Oltre a questi provvedimenti nuovi, Trump ha riesumato anche le politiche che aveva introdotto, o cercato di introdurre, nel suo primo mandato (2016-2020). Fra queste misure, troviamo: la sospensione dell’ammissione di nuovi rifugiati negli Usa, il divieto di scarcerare gli immigrati illegali arrestati (per qualsiasi ragione spingesse a rilasciarli), tenere in Messico i richiedenti asilo, cercare paesi terzi per ospitare sul loro territorio i richiedenti asilo (il Salvador ha già risposto all’appello),  reintrodurre il test del Dna per le famiglie di immigrati illegali, ritenere passibili di espulsione tutti gli immigrati illegali (in quanto illegali) a prescindere dal fatto che si siano macchiati o meno la fedina penale. Aumenta di nuovo anche il novero di cittadini americani che possono essere privati della cittadinanza, non solo nazisti e criminali di guerra (come nei decenni passati), ma anche cittadini naturalizzati americani che abbiano mentito durante il processo di ottenimento della cittadinanza.

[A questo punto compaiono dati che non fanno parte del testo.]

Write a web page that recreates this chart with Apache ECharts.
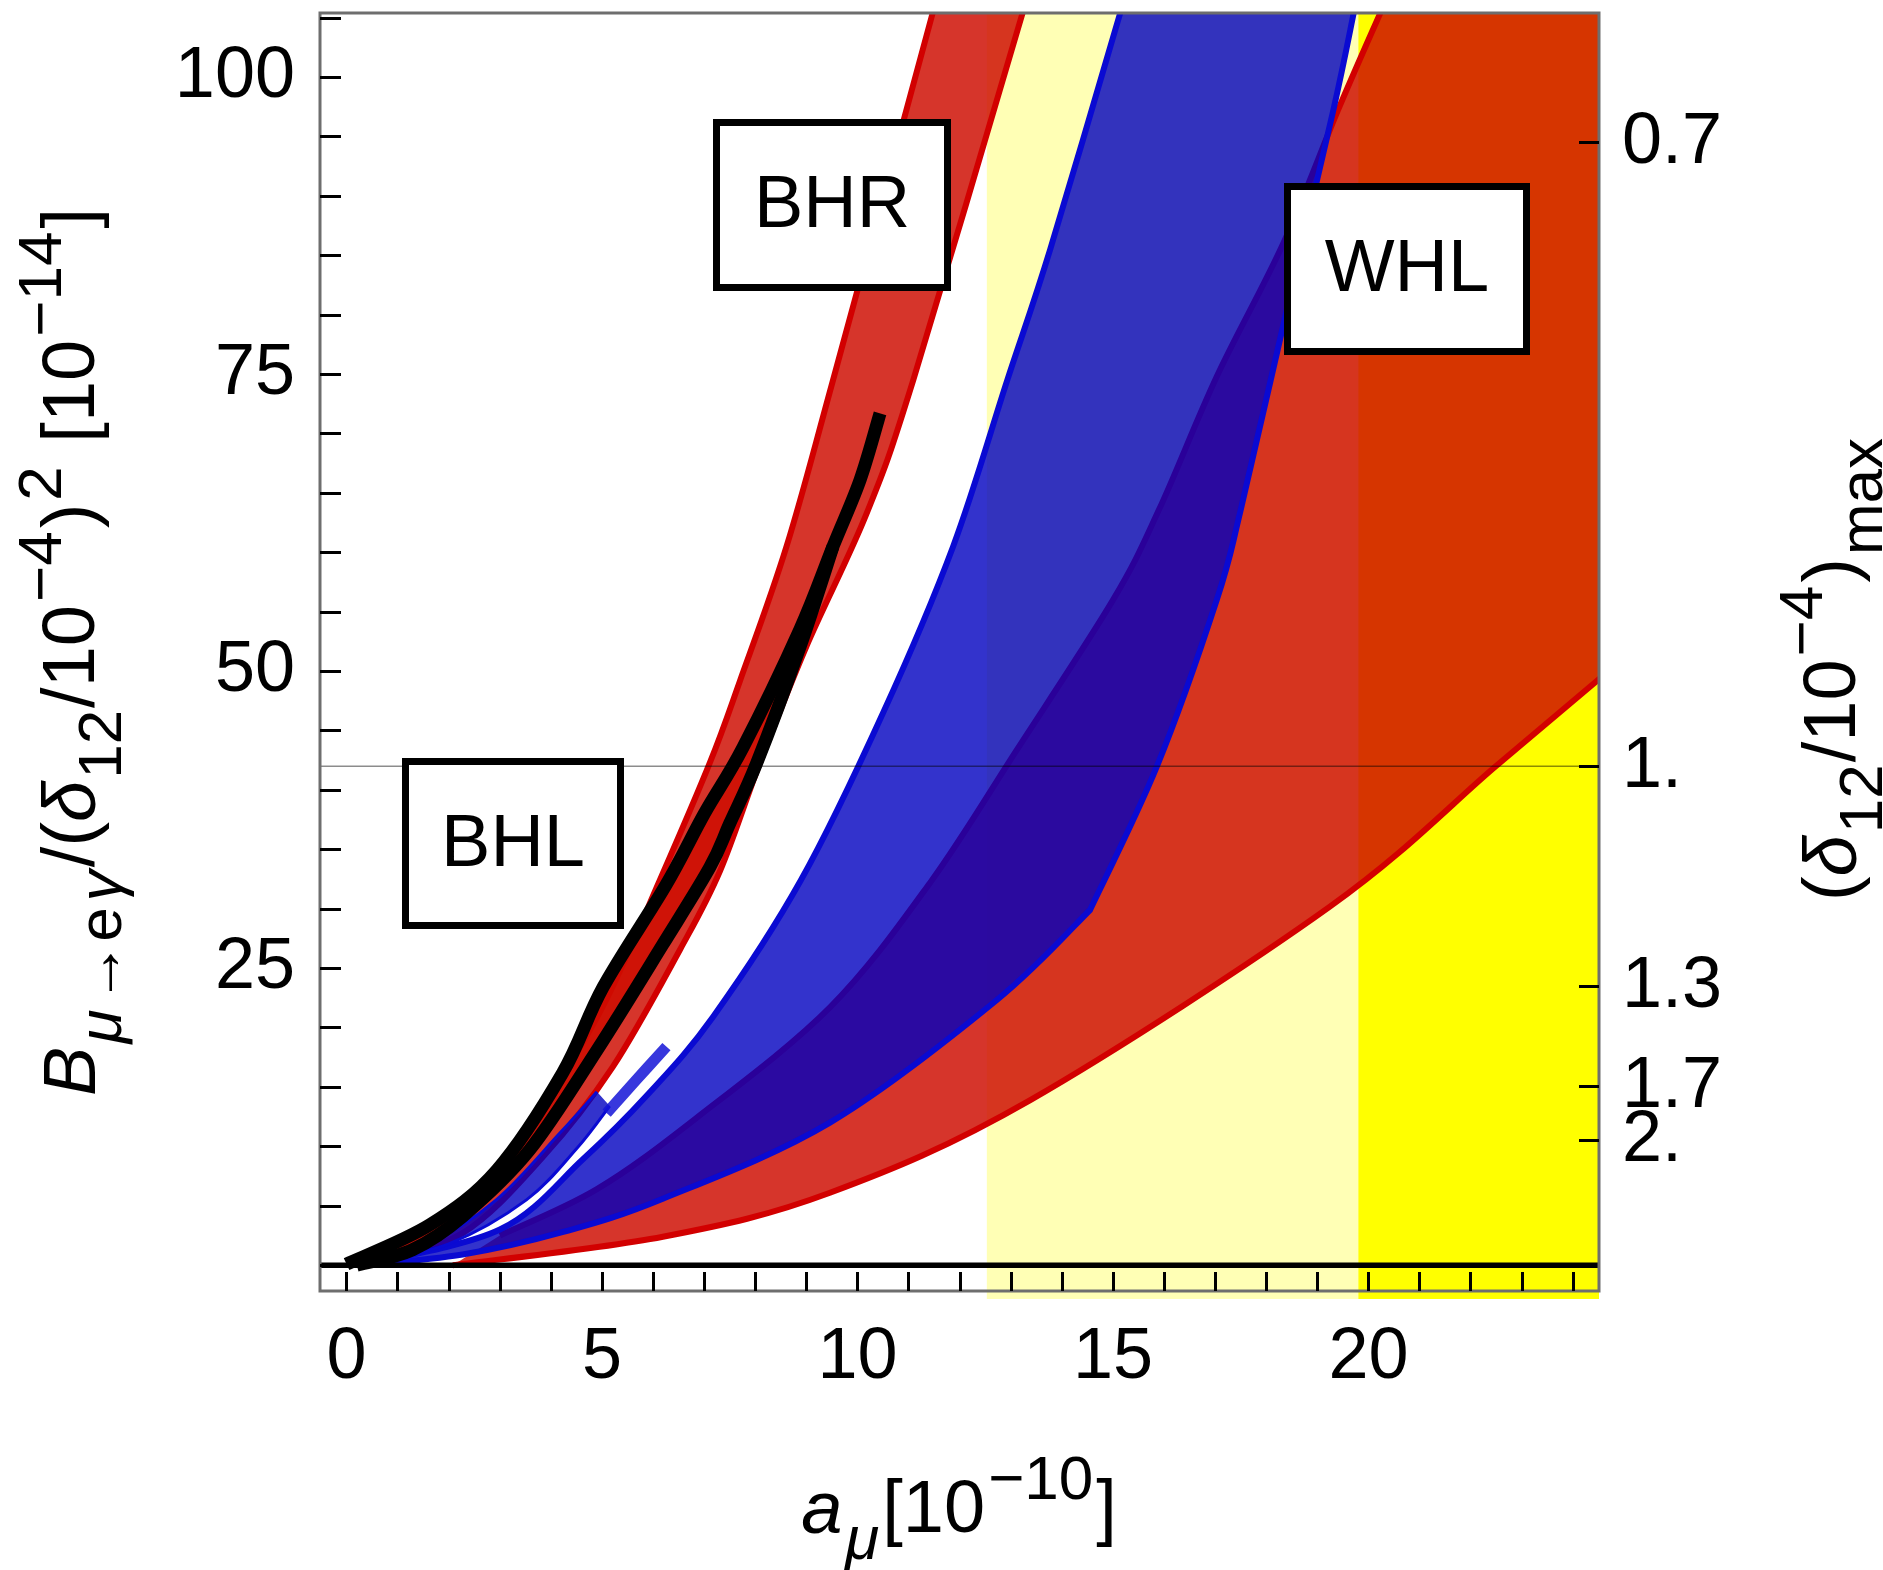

Questo irrigidimento della politica sull’immigrazione ha sinora portato, fra il 20 gennaio e il 5 febbraio, a 5693 immigrati illegali espulsi, arrestati 8768, da 121 paesi, di cui poco più di 4mila solo dal Messico. Mancano le risorse per accelerare il processo delle espulsioni degli immigrati illegali, per questo l’amministrazione sta potenziando i dipartimenti dell’Fbi che se ne occupano, a costo però di sottrarre risorse da altri dipartimenti, come quelli sull’anti-terrorismo e sul contro-spionaggio.